The task -> Copy out, from the entries below, each line holding the string "that".

Data to use ->
┄┄┄┄┄┄

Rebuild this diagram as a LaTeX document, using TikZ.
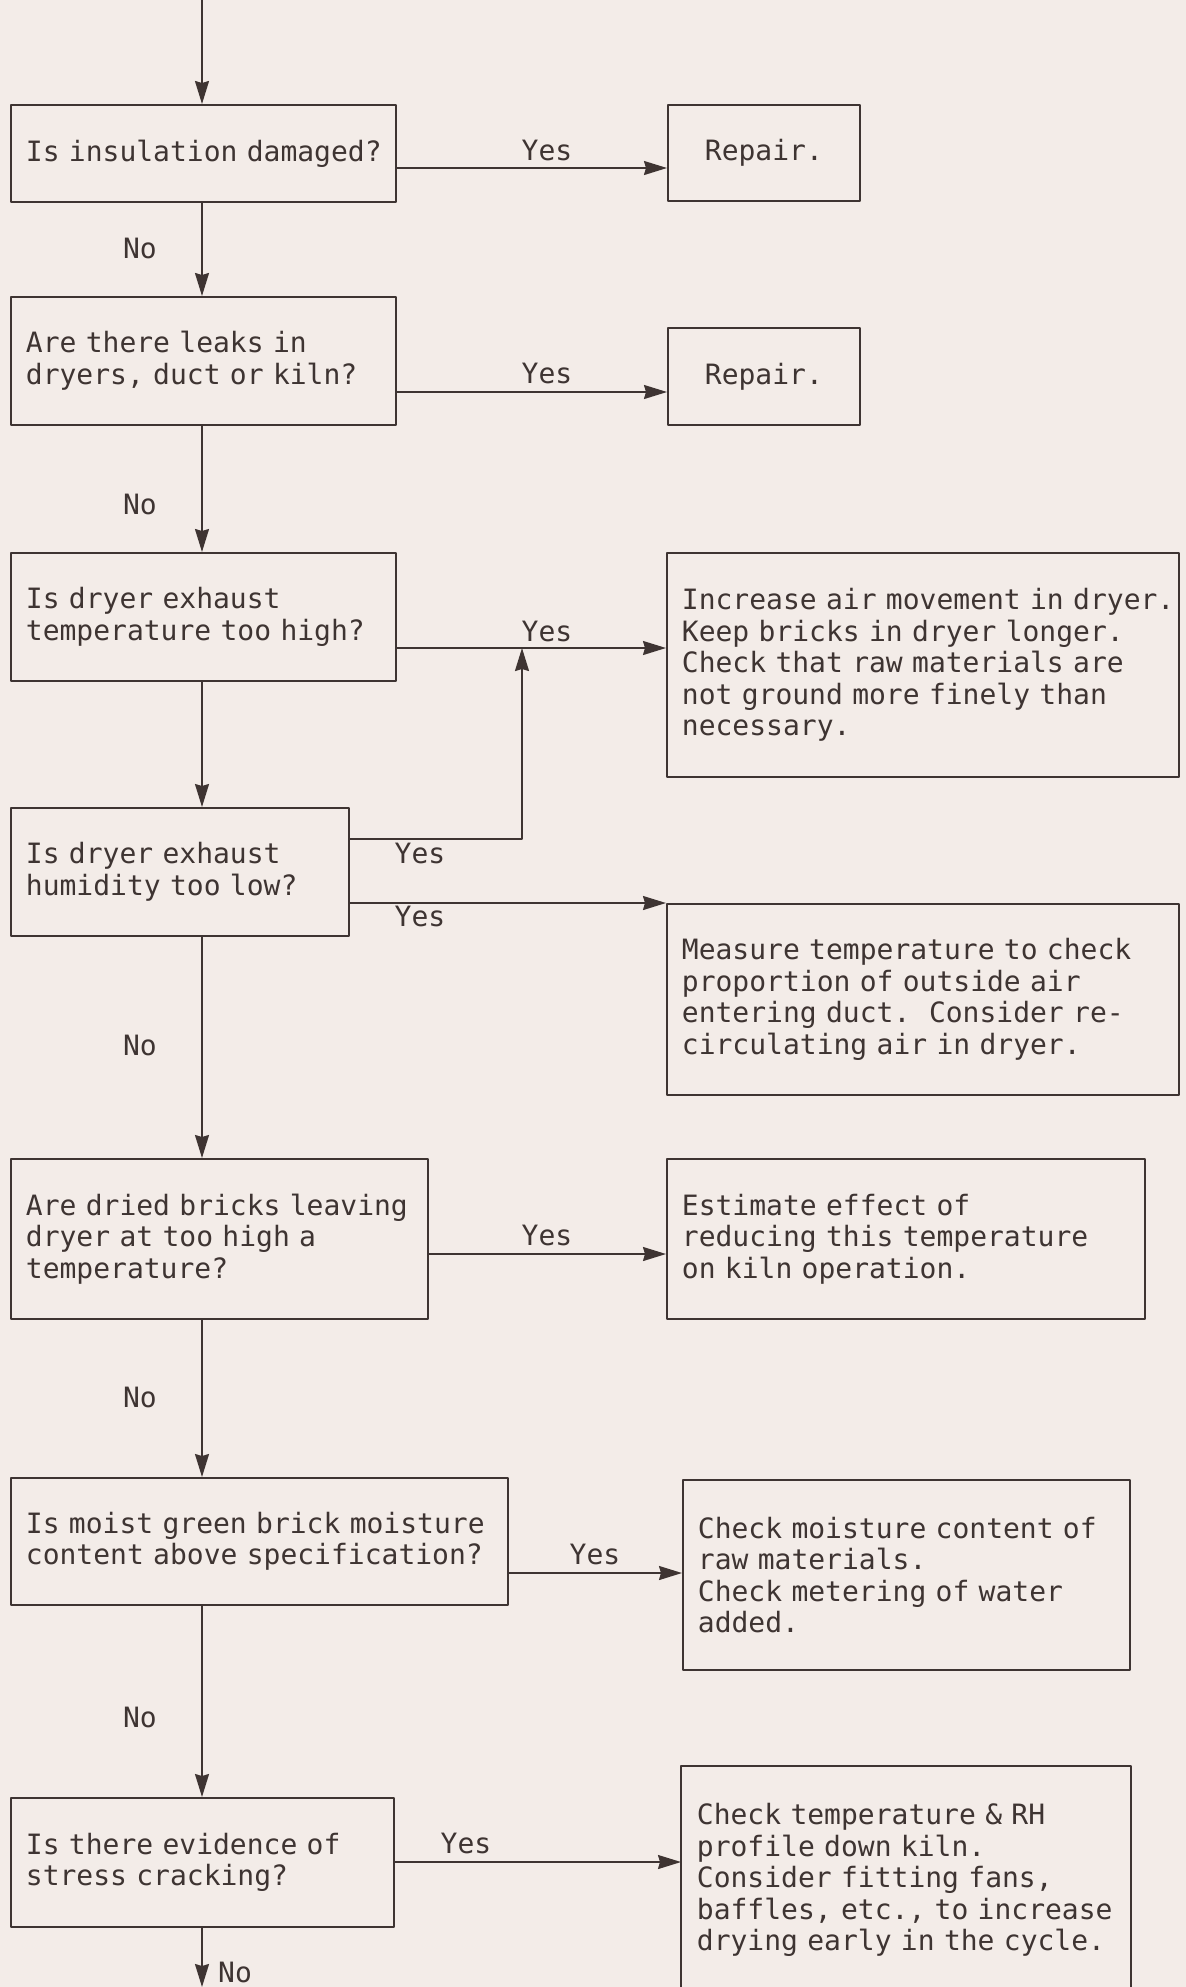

┄┄┄┄┄┄

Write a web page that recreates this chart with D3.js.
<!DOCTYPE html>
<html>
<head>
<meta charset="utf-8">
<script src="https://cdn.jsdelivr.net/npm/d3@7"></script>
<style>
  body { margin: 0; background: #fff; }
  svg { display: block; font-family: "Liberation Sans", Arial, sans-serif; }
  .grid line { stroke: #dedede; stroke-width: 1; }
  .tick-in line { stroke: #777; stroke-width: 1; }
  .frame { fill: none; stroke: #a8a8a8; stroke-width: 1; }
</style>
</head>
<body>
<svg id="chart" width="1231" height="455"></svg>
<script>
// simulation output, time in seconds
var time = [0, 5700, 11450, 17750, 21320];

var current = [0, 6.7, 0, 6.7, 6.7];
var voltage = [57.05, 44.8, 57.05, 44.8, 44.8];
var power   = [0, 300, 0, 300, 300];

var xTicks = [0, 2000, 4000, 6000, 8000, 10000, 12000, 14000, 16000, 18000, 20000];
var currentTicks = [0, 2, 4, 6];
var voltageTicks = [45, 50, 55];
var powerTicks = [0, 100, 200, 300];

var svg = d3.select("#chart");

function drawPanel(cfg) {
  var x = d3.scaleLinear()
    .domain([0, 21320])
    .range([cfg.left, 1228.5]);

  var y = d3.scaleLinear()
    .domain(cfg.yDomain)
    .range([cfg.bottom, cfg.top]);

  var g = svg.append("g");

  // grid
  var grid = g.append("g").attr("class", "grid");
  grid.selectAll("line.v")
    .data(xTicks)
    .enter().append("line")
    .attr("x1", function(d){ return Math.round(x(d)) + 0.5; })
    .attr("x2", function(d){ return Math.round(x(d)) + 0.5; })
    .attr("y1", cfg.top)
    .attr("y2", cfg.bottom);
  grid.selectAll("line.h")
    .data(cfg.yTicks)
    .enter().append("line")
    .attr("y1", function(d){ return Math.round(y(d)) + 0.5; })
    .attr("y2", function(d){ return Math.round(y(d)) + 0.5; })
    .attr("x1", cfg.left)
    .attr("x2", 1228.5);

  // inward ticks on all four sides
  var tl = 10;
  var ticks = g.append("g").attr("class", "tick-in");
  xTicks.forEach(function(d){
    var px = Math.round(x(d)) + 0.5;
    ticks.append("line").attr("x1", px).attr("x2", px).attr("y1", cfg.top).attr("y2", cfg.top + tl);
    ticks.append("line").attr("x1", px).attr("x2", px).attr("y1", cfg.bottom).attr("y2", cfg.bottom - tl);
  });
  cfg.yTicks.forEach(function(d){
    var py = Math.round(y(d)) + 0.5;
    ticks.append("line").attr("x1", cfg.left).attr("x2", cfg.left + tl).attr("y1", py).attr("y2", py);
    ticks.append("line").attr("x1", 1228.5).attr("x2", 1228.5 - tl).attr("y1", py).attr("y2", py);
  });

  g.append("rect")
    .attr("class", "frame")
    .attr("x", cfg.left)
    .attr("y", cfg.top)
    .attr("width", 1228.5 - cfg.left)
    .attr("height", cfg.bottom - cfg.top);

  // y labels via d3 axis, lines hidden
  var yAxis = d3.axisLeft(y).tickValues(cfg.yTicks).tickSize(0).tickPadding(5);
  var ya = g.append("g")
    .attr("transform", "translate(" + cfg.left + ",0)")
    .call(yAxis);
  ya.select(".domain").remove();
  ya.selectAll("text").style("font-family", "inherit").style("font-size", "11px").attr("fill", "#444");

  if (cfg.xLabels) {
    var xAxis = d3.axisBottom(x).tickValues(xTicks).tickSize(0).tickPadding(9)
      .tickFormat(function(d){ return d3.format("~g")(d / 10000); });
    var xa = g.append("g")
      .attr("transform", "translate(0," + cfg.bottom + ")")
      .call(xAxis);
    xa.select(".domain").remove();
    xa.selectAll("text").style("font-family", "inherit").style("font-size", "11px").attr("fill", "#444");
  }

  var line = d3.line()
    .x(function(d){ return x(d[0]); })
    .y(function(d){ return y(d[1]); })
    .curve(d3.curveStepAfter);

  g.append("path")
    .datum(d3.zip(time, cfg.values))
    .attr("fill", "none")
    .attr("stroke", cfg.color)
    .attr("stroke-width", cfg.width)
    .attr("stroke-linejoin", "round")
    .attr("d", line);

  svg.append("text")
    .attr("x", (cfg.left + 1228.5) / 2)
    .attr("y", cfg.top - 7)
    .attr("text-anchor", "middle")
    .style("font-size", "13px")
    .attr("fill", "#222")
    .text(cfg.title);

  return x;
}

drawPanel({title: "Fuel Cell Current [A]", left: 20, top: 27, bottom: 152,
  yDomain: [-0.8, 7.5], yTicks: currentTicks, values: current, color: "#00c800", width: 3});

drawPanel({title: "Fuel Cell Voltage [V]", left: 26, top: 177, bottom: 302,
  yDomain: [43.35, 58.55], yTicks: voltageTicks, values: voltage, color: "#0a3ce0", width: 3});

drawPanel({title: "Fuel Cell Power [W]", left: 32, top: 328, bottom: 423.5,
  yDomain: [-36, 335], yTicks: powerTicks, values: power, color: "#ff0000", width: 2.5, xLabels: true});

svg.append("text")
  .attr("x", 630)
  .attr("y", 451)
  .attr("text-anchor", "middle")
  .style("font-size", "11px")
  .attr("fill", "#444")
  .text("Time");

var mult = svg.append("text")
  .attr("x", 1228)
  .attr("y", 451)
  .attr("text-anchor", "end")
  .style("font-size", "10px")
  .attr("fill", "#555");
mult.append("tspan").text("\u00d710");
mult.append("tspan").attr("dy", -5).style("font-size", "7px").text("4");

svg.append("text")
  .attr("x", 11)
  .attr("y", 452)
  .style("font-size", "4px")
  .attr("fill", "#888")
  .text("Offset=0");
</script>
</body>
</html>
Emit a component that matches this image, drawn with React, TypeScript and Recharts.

┄┄┄┄┄┄

Solution to this problem ->
Write a web page that recreates this chart with D3.js.
Emit a component that matches this image, drawn with React, TypeScript and Recharts.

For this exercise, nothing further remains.